Stated problem. Word for word, print each line of the listing below; pictures stay out.

Supplied information.

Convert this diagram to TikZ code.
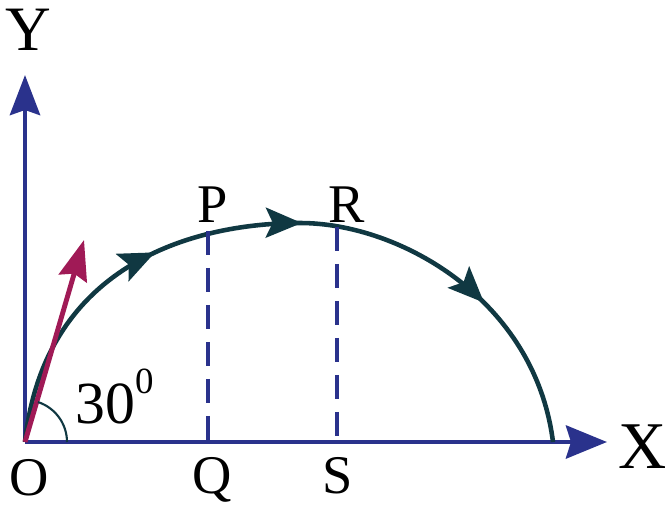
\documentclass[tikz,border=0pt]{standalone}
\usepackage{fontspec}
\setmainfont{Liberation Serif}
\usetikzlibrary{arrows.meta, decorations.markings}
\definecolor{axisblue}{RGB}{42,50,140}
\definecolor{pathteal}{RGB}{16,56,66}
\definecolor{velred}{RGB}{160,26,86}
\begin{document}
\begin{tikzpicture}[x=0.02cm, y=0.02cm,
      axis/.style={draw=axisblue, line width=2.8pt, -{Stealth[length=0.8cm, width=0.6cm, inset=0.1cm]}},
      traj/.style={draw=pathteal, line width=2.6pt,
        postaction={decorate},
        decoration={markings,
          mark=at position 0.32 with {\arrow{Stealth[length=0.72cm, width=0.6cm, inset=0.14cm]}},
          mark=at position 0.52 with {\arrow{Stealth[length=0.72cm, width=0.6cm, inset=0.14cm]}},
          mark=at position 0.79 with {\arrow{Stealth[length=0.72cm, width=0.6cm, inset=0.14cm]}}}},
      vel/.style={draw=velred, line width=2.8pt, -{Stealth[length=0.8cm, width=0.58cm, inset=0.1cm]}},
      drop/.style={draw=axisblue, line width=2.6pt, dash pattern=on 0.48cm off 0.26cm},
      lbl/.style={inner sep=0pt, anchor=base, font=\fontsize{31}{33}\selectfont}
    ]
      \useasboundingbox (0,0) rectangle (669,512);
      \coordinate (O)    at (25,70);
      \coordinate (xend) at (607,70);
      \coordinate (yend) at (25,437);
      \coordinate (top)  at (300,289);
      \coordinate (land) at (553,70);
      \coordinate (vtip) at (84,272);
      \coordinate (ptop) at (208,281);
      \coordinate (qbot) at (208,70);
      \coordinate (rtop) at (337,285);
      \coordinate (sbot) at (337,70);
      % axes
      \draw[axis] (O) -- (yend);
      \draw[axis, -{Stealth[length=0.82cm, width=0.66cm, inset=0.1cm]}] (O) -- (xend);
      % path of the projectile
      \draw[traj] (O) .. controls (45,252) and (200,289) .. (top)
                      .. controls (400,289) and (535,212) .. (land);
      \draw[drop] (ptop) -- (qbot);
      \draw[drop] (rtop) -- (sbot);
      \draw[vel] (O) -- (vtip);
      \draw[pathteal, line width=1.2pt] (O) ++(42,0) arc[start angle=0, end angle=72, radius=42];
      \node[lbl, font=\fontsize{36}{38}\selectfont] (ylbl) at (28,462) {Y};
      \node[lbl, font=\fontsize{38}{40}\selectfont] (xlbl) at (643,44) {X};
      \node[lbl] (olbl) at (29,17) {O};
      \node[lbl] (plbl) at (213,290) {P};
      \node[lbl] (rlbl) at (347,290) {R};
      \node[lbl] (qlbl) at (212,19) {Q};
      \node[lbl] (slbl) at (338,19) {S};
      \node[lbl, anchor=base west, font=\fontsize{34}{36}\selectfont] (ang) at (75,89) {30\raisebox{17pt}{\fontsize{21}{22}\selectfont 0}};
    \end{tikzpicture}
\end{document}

Answer for the task.
Convert this diagram to TikZ code.
\documentclass[tikz,border=0pt]{standalone}
\usepackage{fontspec}
\setmainfont{Liberation Serif}
\usetikzlibrary{arrows.meta, decorations.markings}
\definecolor{axisblue}{RGB}{42,50,140}
\definecolor{pathteal}{RGB}{16,56,66}
\definecolor{velred}{RGB}{160,26,86}
\begin{document}
\begin{tikzpicture}[x=0.02cm, y=0.02cm,
      axis/.style={draw=axisblue, line width=2.8pt, -{Stealth[length=0.8cm, width=0.6cm, inset=0.1cm]}},
      traj/.style={draw=pathteal, line width=2.6pt,
        postaction={decorate},
        decoration={markings,
          mark=at position 0.32 with {\arrow{Stealth[length=0.72cm, width=0.6cm, inset=0.14cm]}},
          mark=at position 0.52 with {\arrow{Stealth[length=0.72cm, width=0.6cm, inset=0.14cm]}},
          mark=at position 0.79 with {\arrow{Stealth[length=0.72cm, width=0.6cm, inset=0.14cm]}}}},
      vel/.style={draw=velred, line width=2.8pt, -{Stealth[length=0.8cm, width=0.58cm, inset=0.1cm]}},
      drop/.style={draw=axisblue, line width=2.6pt, dash pattern=on 0.48cm off 0.26cm},
      lbl/.style={inner sep=0pt, anchor=base, font=\fontsize{31}{33}\selectfont}
    ]
      \useasboundingbox (0,0) rectangle (669,512);
      \coordinate (O)    at (25,70);
      \coordinate (xend) at (607,70);
      \coordinate (yend) at (25,437);
      \coordinate (top)  at (300,289);
      \coordinate (land) at (553,70);
      \coordinate (vtip) at (84,272);
      \coordinate (ptop) at (208,281);
      \coordinate (qbot) at (208,70);
      \coordinate (rtop) at (337,285);
      \coordinate (sbot) at (337,70);
      % axes
      \draw[axis] (O) -- (yend);
      \draw[axis, -{Stealth[length=0.82cm, width=0.66cm, inset=0.1cm]}] (O) -- (xend);
      % path of the projectile
      \draw[traj] (O) .. controls (45,252) and (200,289) .. (top)
                      .. controls (400,289) and (535,212) .. (land);
      \draw[drop] (ptop) -- (qbot);
      \draw[drop] (rtop) -- (sbot);
      \draw[vel] (O) -- (vtip);
      \draw[pathteal, line width=1.2pt] (O) ++(42,0) arc[start angle=0, end angle=72, radius=42];
      \node[lbl, font=\fontsize{36}{38}\selectfont] (ylbl) at (28,462) {Y};
      \node[lbl, font=\fontsize{38}{40}\selectfont] (xlbl) at (643,44) {X};
      \node[lbl] (olbl) at (29,17) {O};
      \node[lbl] (plbl) at (213,290) {P};
      \node[lbl] (rlbl) at (347,290) {R};
      \node[lbl] (qlbl) at (212,19) {Q};
      \node[lbl] (slbl) at (338,19) {S};
      \node[lbl, anchor=base west, font=\fontsize{34}{36}\selectfont] (ang) at (75,89) {30\raisebox{17pt}{\fontsize{21}{22}\selectfont 0}};
    \end{tikzpicture}
\end{document}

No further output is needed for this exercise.